News / Kitchener

Dellen Millard's hangar from jetliners to police tape

WATERLOO REGION — The massive red-roofed hangar costing $6 million was supposed to bring 90 jobs and a new industry to an airport that’s keen to expand.

Instead it brought homicide detectives, yellow police tape and many questions amid the stunning collapse of an ambitious business plan.

Hangar owner Dellen Millard, 27, is charged with first-degree murder in the death of Tim Bosma, 32, a father and Ancaster resident whose burned body was found in Waterloo Region.

Police have not said where Bosma died or where his body was found. The homicide investigation continues at the Region of Waterloo International Airport on Fountain Street North and at a Roseville Road farm.

It all seems unfathomable to Kitchener realtor Bruce Nicholson.

Nicholson, 66, helped sell the farm in North Dumfries to Dellen Millard in 2011. At the same time, he watched the Millard family plan the relocation of their aviation maintenance business to the regional airport from Toronto.

He remembers the accused as a “reasonable guy to talk to, very businesslike in his approach.”

“It surprises me,” Nicholson said. “There was nothing in any indication in my contact with Dellen that he would have been capable of something like this.”

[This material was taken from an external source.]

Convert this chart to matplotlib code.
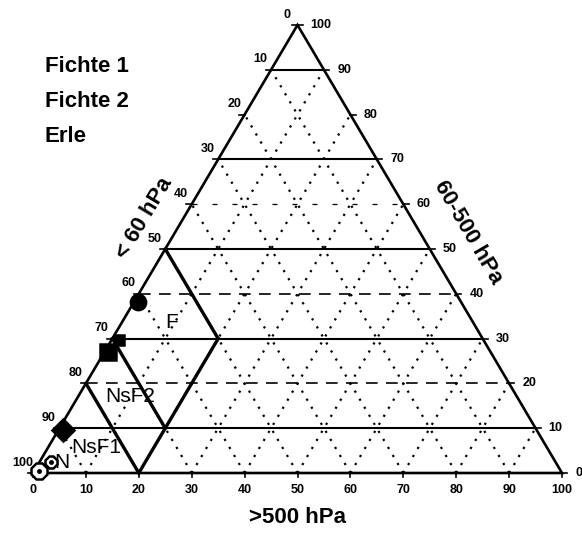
import numpy as np
import matplotlib
matplotlib.use("Agg")
import matplotlib.pyplot as plt

plt.rcParams['font.family'] = ['Liberation Sans', 'DejaVu Sans']

# ---------------- data ----------------
tick_values = [0, 10, 20, 30, 40, 50, 60, 70, 80, 90, 100]
tick_labels = ["0", "10", "20", "30", "40", "50", "60", "70", "80", "90", "100"]
grid_lines = [10, 20, 30, 40, 50, 60, 70, 80, 90]
solid_levels = [10, 30, 50, 70, 90]
dashed_levels = [20, 40]
faint_levels = [60]

legend_names = ["Fichte 1", "Fichte 2", "Erle"]
axis_titles = ["< 60 hPa", "60-500 hPa", ">500 hPa"]

# class boundaries (a = >500 hPa, b = <60 hPa, c = 60-500 hPa)
class_a_max = 20
class_b_bounds = [50, 70, 80]
class_names = ["F", "NsF2", "NsF1", "N"]
class_label_a = [9.4, 9.8, 9.2, 4.2]
class_label_c = [33.7, 17.0, 5.6, 2.4]

# sample points (a, c); b = 100 - a - c
pt_a = [0.7, 0.7, 1.4, 0.9, 1.0, 2.2]
pt_c = [38.2, 27.0, 29.6, 9.6, 0.4, 2.4]
pt_marker = ["o", "s", "s", "D", "8", "8"]
pt_size = [11, 11, 7, 11, 13, 9]
pt_fill = ["black", "black", "black", "black", "white", "white"]

# ---------------- helpers ----------------
def xy(a, c):
    a = np.asarray(a, dtype=float)
    c = np.asarray(c, dtype=float)
    return a + c / 2.0, c

W, H = 582, 536
fig = plt.figure(figsize=(W / 100, H / 100), dpi=100)
ax = fig.add_axes([0, 0, 1, 1])
ax.set_xlim(-33 / 5.29, (W - 33) / 5.29)
ax.set_ylim(-(H - 473) / 4.48, 473 / 4.48)
ax.axis("off")

# dotted grid: constant a and constant b lines
for v in grid_lines:
    x, y = xy([v, v], [0, 100 - v])
    ax.plot(x, y, color="black", lw=1.6, ls=(0, (1, 3.2)), zorder=1)
    x, y = xy([100 - v, 0], [0, 100 - v])
    ax.plot(x, y, color="black", lw=1.6, ls=(0, (1, 3.2)), zorder=1)

# horizontal lines (constant c)
for v in solid_levels:
    x, y = xy([0, 100 - v], [v, v])
    ax.plot(x, y, color="black", lw=1.5, zorder=2)
for v in dashed_levels:
    x, y = xy([0, 100 - v], [v, v])
    ax.plot(x, y, color="black", lw=1.2, ls=(0, (7, 5)), zorder=2)
for v in faint_levels:
    x, y = xy([0, 100 - v], [v, v])
    ax.plot(x, y, color="black", lw=0.9, ls=(0, (4, 12)), zorder=2)

# triangle outline
x, y = xy([0, 100, 0, 0], [0, 0, 100, 0])
ax.plot(x, y, color="black", lw=1.9, zorder=3, solid_joinstyle="miter")

# class boundaries
for bb in class_b_bounds:
    a0, a1 = 0, class_a_max
    x, y = xy([a0, a1], [100 - bb - a0, 100 - bb - a1])
    ax.plot(x, y, color="black", lw=2.4, zorder=4)
x, y = xy([class_a_max, class_a_max],
          [100 - class_b_bounds[0] - class_a_max, 100 - class_b_bounds[-1] - class_a_max])
ax.plot(x, y, color="black", lw=2.4, zorder=4)

# class labels
for name, la, lc in zip(class_names, class_label_a, class_label_c):
    x, y = xy(la, lc)
    ax.text(x, y, name, fontsize=15, ha="center", va="center", zorder=6)

# ticks and tick labels
for v, lab in zip(tick_values, tick_labels):
    # bottom axis (a)
    x, y = xy(v, 0)
    ax.plot([x, x], [y, y - 0.9], color="black", lw=1.2, zorder=3)
    ax.annotate(lab, (x, y), xytext=(0, -12), textcoords="offset points",
                ha="center", va="center", fontsize=9, fontweight="bold")
    # right axis (c)
    x, y = xy(100 - v, v)
    ax.plot([x, x + 1.0], [y, y], color="black", lw=1.2, zorder=3)
    ax.annotate(lab, (x, y), xytext=(9.5, 0), textcoords="offset points",
                ha="left", va="center", fontsize=9, fontweight="bold")
    # left axis (b), 0 at top
    x, y = xy(0, 100 - v)
    ax.plot([x, x - 1.0], [y, y], color="black", lw=1.2, zorder=3)
    ax.annotate(lab, (x, y), xytext=(-7.5, 7.5), textcoords="offset points",
                ha="center", va="center", fontsize=9, fontweight="bold")

# data points
for a, c, m, s, f in zip(pt_a, pt_c, pt_marker, pt_size, pt_fill):
    x, y = xy(a, c)
    ax.plot(x, y, marker=m, ms=s, mfc=f, mec="black", mew=1.8, ls="none", zorder=7)
    if f == "white":
        ax.plot(x, y, marker="o", ms=2.5, color="black", ls="none", zorder=8)

# axis titles
ang_left = np.degrees(np.arctan2(448, 267))
ang_right = -np.degrees(np.arctan2(448, 262))
x, y = xy(0, 53)
ax.annotate(axis_titles[0], (x, y), xytext=(-21, 12.6), textcoords="offset points",
            rotation=ang_left, rotation_mode="anchor", ha="center", va="center",
            fontsize=16, fontweight="bold")
x, y = xy(51, 49)
ax.annotate(axis_titles[1], (x, y), xytext=(25.5, 14.9), textcoords="offset points",
            rotation=ang_right, rotation_mode="anchor", ha="center", va="center",
            fontsize=16, fontweight="bold")
x, y = xy(50, 0)
ax.annotate(axis_titles[2], (x, y), xytext=(0, -32), textcoords="offset points",
            ha="center", va="center", fontsize=16, fontweight="bold")

# legend (text only)
for i, name in enumerate(legend_names):
    ax.text(45 / W, 1 - (67 + 34.5 * i) / H, name, transform=fig.transFigure,
            fontsize=16, fontweight="bold", ha="left", va="center")

fig.savefig("out.png", dpi=100)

Dellen was “a nice young guy, kind of hit it off with him. We both drove nice pickup trucks so we were talking about our trucks.” Nicholson said Dellen did not put on airs or behave like a child of wealth or privilege.

Nicholson recalls that events moved quickly in the spring of 2011. A few months earlier, Dellen Millard had called Nicholson from 2548 Roseville Rd., dialing the number on the For Sale sign and introducing himself.

Millard explained his interest in the farm, a 46-hectare property with an old barn, but no residence. Nicholson met him to walk the property. Millard eventually explained that he planned to build a house there for himself and his fiancée. “He was discussing, ‘where do you think is a good spot?’ ”

They met several times at the farm, joined sometimes by Dellen’s father Wayne Millard, president of family business Millardair. The father has since passed away.

Nicholson learned that the family was relocating its aviation business from Toronto to the regional airport.

“I often met them at the airport, because they were negotiating at the same time with the management (at the airport) to get a piece of land to build a hangar on,” he recalls.

The Millards would meet with Nicholson at the airport café and afterward meet with others, including airport manager Chris Wood, to discuss hangar plans.

In May 2011, Dellen Millard bought the farm without conditions, a cash sale. It was listed for $899,000 and he purchased it for $835,000 from an older man who had raised livestock in the barn.

A month later in June 2011, Millardair finalized a site plan agreement with municipal governments and applied for a building permit for a 51,516-square-foot hangar at the northwest corner of the airport, valued at $6.4 million. The building permit was approved in July 2011.

The firm wanted a new home from which to maintain jetliners. Airport manager Wood was instrumental in landing the facility, according to a report in aviation magazine Canadian Skies published last August.

“Geographically, the airport is well situated because it’s close to Toronto,” Wayne Millard told the magazine. “Also, we chose to come here because it’s nice to deal with an airport authority that understands aviation operations. Chris Wood looks at things through the eyes of an operator as well as those of an airport manager.”

Wood isn’t talking today nor is regional government, citing the ongoing homicide investigation.

According to Canadian Skies, Millardair planned to maintain Boeing 737s and progress to Airbus A320s and Boeing 757s. It was to be the ambitious start of bigger things to come for that corner of the airport. Wood hoped to further expand airport activity by seeking a fleet of corporate aircraft to set up nearby.

The Millardair hangar was declared fit for occupancy in February 2012, built by Aveiro Constructors of Dorchester. It’s not clear if any jetliner work was ever done there.

Transport Canada did not approve maintenance work until months later on Nov. 1, 2012. The federal certificate allowed the firm to perform maintenance on aircraft components such as engines.

Wayne Millard died in late 2012, leaving Dellen to take over the aviation business. The company soon asked Transport Canada to cancel its maintenance certificate, effective last Feb. 15. “The company requested that their certificate be cancelled following their decision to cease operations,” spokesperson Tina Morris said.

Tim Bosma disappeared May 6 while taking two men for a test drive in a truck he was trying to sell online. Police announced Tuesday that his burned body had been found. Two or more suspects are believed to be at large.

“It just strikes me as such a sad situation on all sides,” said Nicholson. He’s the brother of Dave Nicholson, a Waterloo Regional Police officer who drowned in 1998 trying to save a boy who drowned at the Parkhill dam in Cambridge.

Nicholson had no contact with the Millard family after selling the farm, but watched their massive hangar under construction. “I remember being out at the airport and seeing it going up and thinking ‘Wow, that’s quite a hangar.’ ”

He contacted police Monday when he realized his connection to the accused. “Obviously, something went very wrong somewhere,” he said.